From the InBox…

A few days ago, in “Taking my own advice,” I told you how I used Task Manager to objectively determine that I’ve maxed out my current hardware. It’s time for a new PC.

Several readers had interesting reactions, suggestions, and questions.

For example, App103 wrote:


Before you run out and buy a new computer, perhaps you should try something like:

Process Tamer:

http://www.donationcoder.com/software/mouser/popular-apps/process-tamer

And Process Piglet:
http://www.donationcoder.com/software/mouser/other-windows-apps/process-piglet

I say this because I have multiple computers in my home, one of the oldest of which is an 11 year old Dell Vostro 410, Q6600 CPU, 4GB RAM, uses SATA drives, (multi-boot with WinXP, Win7, Win10, and Xubuntu) and it’s plenty zippy enough for heavy duty work. In fact, it’s more capable than some of the ones I have with 4X the RAM.

And before you go thinking that I don’t do much with my computers other than e-mail and web surfing, I’d like you to know that I have a reputation for working my computers to death, and getting them to do things they shouldn’t be able to do.

Those 2 applications I mentioned can really help.


Reader Bill Zigrang suggested a different, but similar, app:

Re: “Taking my own advice”: Obviously, a new laptop or more RAM are the ideal solutions, but you might give Process Lasso a try to see if it results in better memory utilization. — Zig


And Reader Greg A asked:

May I ask what you’re doing on this laptop when the RAM and CPU are taxed that much?


Answering Greg’s question also addresses the earlier suggestions re: taming processes.

I use virtual PCs (VPCs) to research and answer many reader questions. Over the years, I’ve developed and maintained a library of such VPCs covering all versions of Windows back to Win98; several DOSes; and several Linuxes.

I do my writing on a heavily personalized/modified Win10 setup.

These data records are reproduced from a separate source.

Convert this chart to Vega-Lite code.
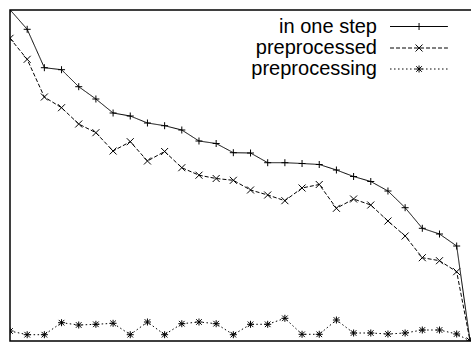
{
  "$schema": "https://vega.github.io/schema/vega-lite/v6.json",
  "width": 463,
  "height": 331,
  "autosize": "none",
  "padding": {"left": 10, "top": 10, "right": 0, "bottom": 3},
  "background": "white",
  "config": {"view": {"stroke": "black", "strokeWidth": 1.5}},
  "datasets": {
    "series": [
      {"i": 0, "s": "in one step", "v": 331.3}, {"i": 1, "s": "in one step", "v": 311.7}, {"i": 2, "s": "in one step", "v": 273.3}, {"i": 3, "s": "in one step", "v": 271.3}, {"i": 4, "s": "in one step", "v": 254.3}, {"i": 5, "s": "in one step", "v": 242}, {"i": 6, "s": "in one step", "v": 228}, {"i": 7, "s": "in one step", "v": 225}, {"i": 8, "s": "in one step", "v": 218}, {"i": 9, "s": "in one step", "v": 215.3}, {"i": 10, "s": "in one step", "v": 211}, {"i": 11, "s": "in one step", "v": 200}, {"i": 12, "s": "in one step", "v": 197.5}, {"i": 13, "s": "in one step", "v": 188.3}, {"i": 14, "s": "in one step", "v": 188}, {"i": 15, "s": "in one step", "v": 178.3}, {"i": 16, "s": "in one step", "v": 178.3}, {"i": 17, "s": "in one step", "v": 177.5}, {"i": 18, "s": "in one step", "v": 176.5}, {"i": 19, "s": "in one step", "v": 171}, {"i": 20, "s": "in one step", "v": 164.5}, {"i": 21, "s": "in one step", "v": 159.5}, {"i": 22, "s": "in one step", "v": 150}, {"i": 23, "s": "in one step", "v": 133.3}, {"i": 24, "s": "in one step", "v": 112.7}, {"i": 25, "s": "in one step", "v": 107}, {"i": 26, "s": "in one step", "v": 95}, {"i": 26.78, "s": "in one step", "v": 0},
      {"i": 0, "s": "preprocessed", "v": 302.7}, {"i": 1, "s": "preprocessed", "v": 281.7}, {"i": 2, "s": "preprocessed", "v": 244}, {"i": 3, "s": "preprocessed", "v": 233.3}, {"i": 4, "s": "preprocessed", "v": 217}, {"i": 5, "s": "preprocessed", "v": 208.3}, {"i": 6, "s": "preprocessed", "v": 190}, {"i": 7, "s": "preprocessed", "v": 199.3}, {"i": 8, "s": "preprocessed", "v": 180}, {"i": 9, "s": "preprocessed", "v": 189.5}, {"i": 10, "s": "preprocessed", "v": 173.3}, {"i": 11, "s": "preprocessed", "v": 165.8}, {"i": 12, "s": "preprocessed", "v": 162.5}, {"i": 13, "s": "preprocessed", "v": 160.7}, {"i": 14, "s": "preprocessed", "v": 151}, {"i": 15, "s": "preprocessed", "v": 146}, {"i": 16, "s": "preprocessed", "v": 140.3}, {"i": 17, "s": "preprocessed", "v": 153}, {"i": 18, "s": "preprocessed", "v": 156.5}, {"i": 19, "s": "preprocessed", "v": 132.7}, {"i": 20, "s": "preprocessed", "v": 142}, {"i": 21, "s": "preprocessed", "v": 136}, {"i": 22, "s": "preprocessed", "v": 120}, {"i": 23, "s": "preprocessed", "v": 105}, {"i": 24, "s": "preprocessed", "v": 83.3}, {"i": 25, "s": "preprocessed", "v": 80.3}, {"i": 26, "s": "preprocessed", "v": 69.3}, {"i": 26.78, "s": "preprocessed", "v": 0},
      {"i": 0, "s": "preprocessing", "v": 10}, {"i": 1, "s": "preprocessing", "v": 6.3}, {"i": 2, "s": "preprocessing", "v": 6.3}, {"i": 3, "s": "preprocessing", "v": 18.3}, {"i": 4, "s": "preprocessing", "v": 16}, {"i": 5, "s": "preprocessing", "v": 16.7}, {"i": 6, "s": "preprocessing", "v": 17.7}, {"i": 7, "s": "preprocessing", "v": 6.3}, {"i": 8, "s": "preprocessing", "v": 19}, {"i": 9, "s": "preprocessing", "v": 6.3}, {"i": 10, "s": "preprocessing", "v": 17.3}, {"i": 11, "s": "preprocessing", "v": 19}, {"i": 12, "s": "preprocessing", "v": 17.3}, {"i": 13, "s": "preprocessing", "v": 6.3}, {"i": 14, "s": "preprocessing", "v": 16.7}, {"i": 15, "s": "preprocessing", "v": 16.7}, {"i": 16, "s": "preprocessing", "v": 22.7}, {"i": 17, "s": "preprocessing", "v": 6.7}, {"i": 18, "s": "preprocessing", "v": 6.7}, {"i": 19, "s": "preprocessing", "v": 21}, {"i": 20, "s": "preprocessing", "v": 8}, {"i": 21, "s": "preprocessing", "v": 8}, {"i": 22, "s": "preprocessing", "v": 7}, {"i": 23, "s": "preprocessing", "v": 8}, {"i": 24, "s": "preprocessing", "v": 11}, {"i": 25, "s": "preprocessing", "v": 11}, {"i": 26, "s": "preprocessing", "v": 7}, {"i": 26.78, "s": "preprocessing", "v": 0}
    ],
    "legend": [
      {"s": "in one step", "tx": 21.36, "x1": 22.12, "x2": 25.49, "mx": 23.81, "y": 314.5},
      {"s": "preprocessed", "tx": 21.36, "x1": 22.12, "x2": 25.49, "mx": 23.81, "y": 293},
      {"s": "preprocessing", "tx": 21.36, "x1": 22.12, "x2": 25.49, "mx": 23.81, "y": 272}
    ]
  },
  "layer": [
    {
      "data": {"name": "series"},
      "mark": {"type": "line", "stroke": "black", "strokeWidth": 1, "clip": true},
      "encoding": {
        "x": {"field": "i", "type": "quantitative", "scale": {"domain": [0, 26.95], "nice": false, "zero": false}, "axis": null},
        "y": {"field": "v", "type": "quantitative", "scale": {"domain": [0, 331], "nice": false}, "axis": null},
        "detail": {"field": "s"},
        "strokeDash": {"field": "s", "type": "nominal", "scale": {"domain": ["in one step", "preprocessed", "preprocessing"], "range": [[1, 0], [4, 2], [1.5, 2.5]]}, "legend": null}
      }
    },
    {
      "data": {"name": "series"},
      "mark": {"type": "point", "filled": false, "stroke": "black", "strokeWidth": 1, "opacity": 1, "size": 49, "clip": true},
      "encoding": {
        "x": {"field": "i", "type": "quantitative"},
        "y": {"field": "v", "type": "quantitative"},
        "shape": {"field": "s", "type": "nominal", "scale": {"domain": ["in one step", "preprocessed", "preprocessing"], "range": ["M-1,0L1,0M0,-1L0,1", "M-1,-1L1,1M-1,1L1,-1", "M-1,0L1,0M0,-1L0,1M-0.8,-0.8L0.8,0.8M-0.8,0.8L0.8,-0.8"]}, "legend": null}
      }
    },
    {
      "data": {"name": "legend"},
      "mark": {"type": "text", "align": "right", "baseline": "middle", "font": "Liberation Sans", "fontSize": 20, "color": "black"},
      "encoding": {
        "x": {"field": "tx", "type": "quantitative"},
        "y": {"field": "y", "type": "quantitative"},
        "text": {"field": "s"}
      }
    },
    {
      "data": {"name": "legend"},
      "mark": {"type": "rule", "stroke": "black", "strokeWidth": 1},
      "encoding": {
        "x": {"field": "x1", "type": "quantitative"},
        "x2": {"field": "x2"},
        "y": {"field": "y", "type": "quantitative"},
        "strokeDash": {"field": "s", "type": "nominal", "legend": null}
      }
    },
    {
      "data": {"name": "legend"},
      "mark": {"type": "point", "filled": false, "stroke": "black", "strokeWidth": 1, "opacity": 1, "size": 49},
      "encoding": {
        "x": {"field": "mx", "type": "quantitative"},
        "y": {"field": "y", "type": "quantitative"},
        "shape": {"field": "s", "type": "nominal", "legend": null}
      }
    }
  ]
}
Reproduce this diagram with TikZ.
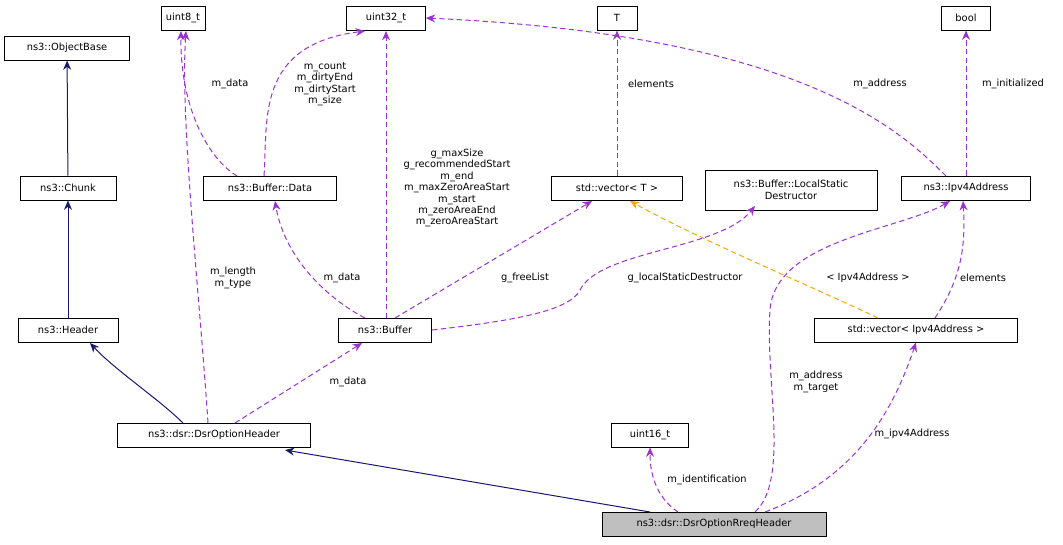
\documentclass[tikz,border=0pt]{standalone}
\usepackage{fontspec}
\setmainfont{DejaVu Sans}
\usepackage{tikz}
\usetikzlibrary{arrows.meta, positioning, calc}
\definecolor{colorMember}{HTML}{9A32CD}
\definecolor{colorInherit}{HTML}{191970}
\definecolor{colorTemplate}{HTML}{FFA500}
\tikzset{
  cls/.style={draw, fill=white, inner sep=1pt, minimum height=18pt, align=center, font=\fontsize{7.4}{8.6}\selectfont},
  lbl/.style={align=center, font=\fontsize{7.4}{8.6}\selectfont, inner sep=0.5pt},
  mem/.style={-{Stealth[length=7pt,width=6pt]}, colorMember, dashed, dash pattern=on 4pt off 2.5pt},
  inh/.style={-{Stealth[length=7pt,width=6pt]}, colorInherit},
  tpl/.style={-{Stealth[length=7pt,width=6pt]}, colorTemplate, dashed, dash pattern=on 4pt off 2.5pt},
}
\begin{document}
\begin{tikzpicture}[x=0.75pt, y=-0.75pt, line width=0.75pt]
\useasboundingbox (0,0) rectangle (1063,544);
% classes
\node[cls, minimum width=94pt] (objbase) at (67,48) {ns3::ObjectBase};
\node[cls, minimum width=33pt] (u8) at (183,18) {uint8\_t};
\node[cls, minimum width=59pt] (u32) at (386,18) {uint32\_t};
\node[cls, minimum width=30pt] (T) at (617,18) {T};
\node[cls, minimum width=37pt] (bool) at (966,18) {bool};
\node[cls, minimum width=72pt] (chunk) at (68,188) {ns3::Chunk};
\node[cls, minimum width=100pt] (bdata) at (270,188) {ns3::Buffer::Data};
\node[cls, minimum width=98pt] (vecT) at (617,188) {std::vector\textless{} T \textgreater{}};
\node[cls, minimum width=129pt, minimum height=30pt] (lsd) at (791,190) {ns3::Buffer::LocalStatic\\Destructor};
\node[cls, minimum width=97pt] (ipv4) at (966,188) {ns3::Ipv4Address};
\node[cls, minimum width=75pt] (header) at (68,330) {ns3::Header};
\node[cls, minimum width=70pt] (buffer) at (385,330) {ns3::Buffer};
\node[cls, minimum width=152pt] (vecIp) at (916,330) {std::vector\textless{} Ipv4Address \textgreater{}};
\node[cls, minimum width=145pt] (opthdr) at (214,435) {ns3::dsr::DsrOptionHeader};
\node[cls, minimum width=58pt] (u16) at (650,435) {uint16\_t};
\node[cls, minimum width=168pt, fill=black!25] (rreq) at (714,524) {ns3::dsr::DsrOptionRreqHeader};
% inheritance
\draw[inh] (chunk) -- (objbase);
\draw[inh] (header) -- (chunk);
\draw[inh] (183,423) .. controls (160,400) and (115,370) .. (90,343);
\draw[inh] (650,512) -- (285,450);
% members
\draw[mem] (208,423) .. controls (200,300) and (180,120) .. (186,31);
\node[lbl] (lenlbl) at (233,278) {m\_length\\m\_type};
\draw[mem] (237,176) .. controls (210,160) and (180,110) .. (181,31);
\node[lbl] (bdlbl) at (230,84) {m\_data};
\draw[mem] (264,176) .. controls (268,120) and (255,45) .. (365,31);
\node[lbl] (cntlbl) at (325,84) {m\_count\\m\_dirtyEnd\\m\_dirtyStart\\m\_size};
\draw[mem] (386,318) -- (386,31);
\node[lbl] (szlbl) at (457,188) {g\_maxSize\\g\_recommendedStart\\m\_end\\m\_maxZeroAreaStart\\m\_start\\m\_zeroAreaEnd\\m\_zeroAreaStart};
\draw[mem] (365,318) .. controls (330,300) and (285,260) .. (275,201);
\node[lbl] (bdlbl2) at (342,278) {m\_data};
\draw[mem] (395,318) -- (592,201);
\node[lbl] (fllbl) at (525,278) {g\_freeList};
\draw[mem] (buffer.east) .. controls (520,320) and (570,310) .. (580,290) .. controls (600,250) and (720,250) .. (755,206);
\node[lbl] (lsdlbl) at (685,278) {g\_localStaticDestructor};
\draw[mem] (235,423) -- (362,343);
\node[lbl] (odlbl) at (348,382) {m\_data};
\draw[mem] (vecT) -- (T);
\node[lbl] (ellbl) at (651,84) {elements};
\draw[mem] (946,176) .. controls (900,130) and (800,35) .. (u32.east);
\node[lbl] (adlbl) at (880,84) {m\_address};
\draw[mem] (ipv4) -- (bool);
\node[lbl] (inlbl) at (1013,84) {m\_initialized};
\draw[tpl] (878,318) .. controls (820,290) and (700,240) .. (630,201);
\node[lbl] (tplbl) at (868,278) {\textless{} Ipv4Address \textgreater{}};
\draw[mem] (935,318) .. controls (960,280) and (966,250) .. (963,201);
\node[lbl] (el2lbl) at (983,278) {elements};
\draw[mem] (755,512) .. controls (790,480) and (765,380) .. (770,310) .. controls (775,240) and (900,230) .. (950,201);
\node[lbl] (tglbl) at (816,382) {m\_address\\m\_target};
\draw[mem] (678,512) .. controls (660,500) and (650,480) .. (u16);
\node[lbl] (idlbl) at (707,480) {m\_identification};
\draw[mem] (765,512) .. controls (850,480) and (890,420) .. (vecIp.south);
\node[lbl] (iplbl) at (912,434) {m\_ipv4Address};
\end{tikzpicture}
\end{document}
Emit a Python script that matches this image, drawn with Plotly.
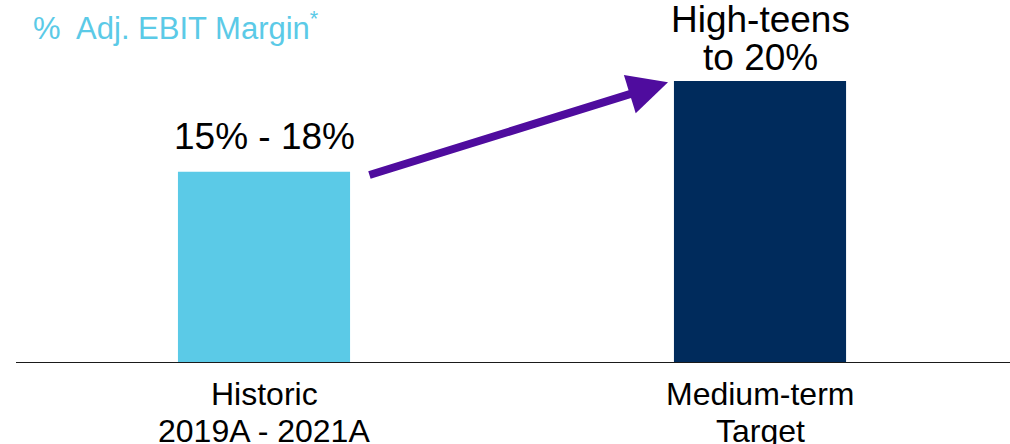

When I’m answering a reader question, I’ll try to reproduce their problem on a virtual PC running a clean, unmodified copy of the same OS as the reader; and then work out a solution.

For instance, for my next AskWoody newsletter column, I needed to see how a proposed answer worked on Win10 Pro, Win10 Home, Win8 and Win7. My PC can’t run them all at once but, in routine use, it’s common for my PC to be running two or three VPCs simultaneously, in addition to running itself. Toss in Chrome (my primary browser, with mail, calendar, Keep, and other tabs always open) and Edge (which I use for WordPress-related proofing), Word (which I use for basic composing), a graphics editor, an HTML editor, and a few other things, and you can see why my system has maxed out. It’s genuine overwork!

I could always simply ask the PC to do less, at any given time; I’d work more in serial fashion rather than having many parallel operations going on at once. But that means I’d have to work slower, and my tasks would take much longer.

Similarly, the “process tamer” apps — while very cool! — really won’t help in my case. I’m running the stuff I need to do my work; paring back might keep the PC from becoming RAM-starved; and reducing process priorities might keep the UI more responsive; but at the expense of accomplishing less work overall in a given time frame.

Greg, thanks for the question! App103 and Bill, thanks for the suggestions! When a hardware upgrade isn’t an option, those process/memory tamers could be very helpful!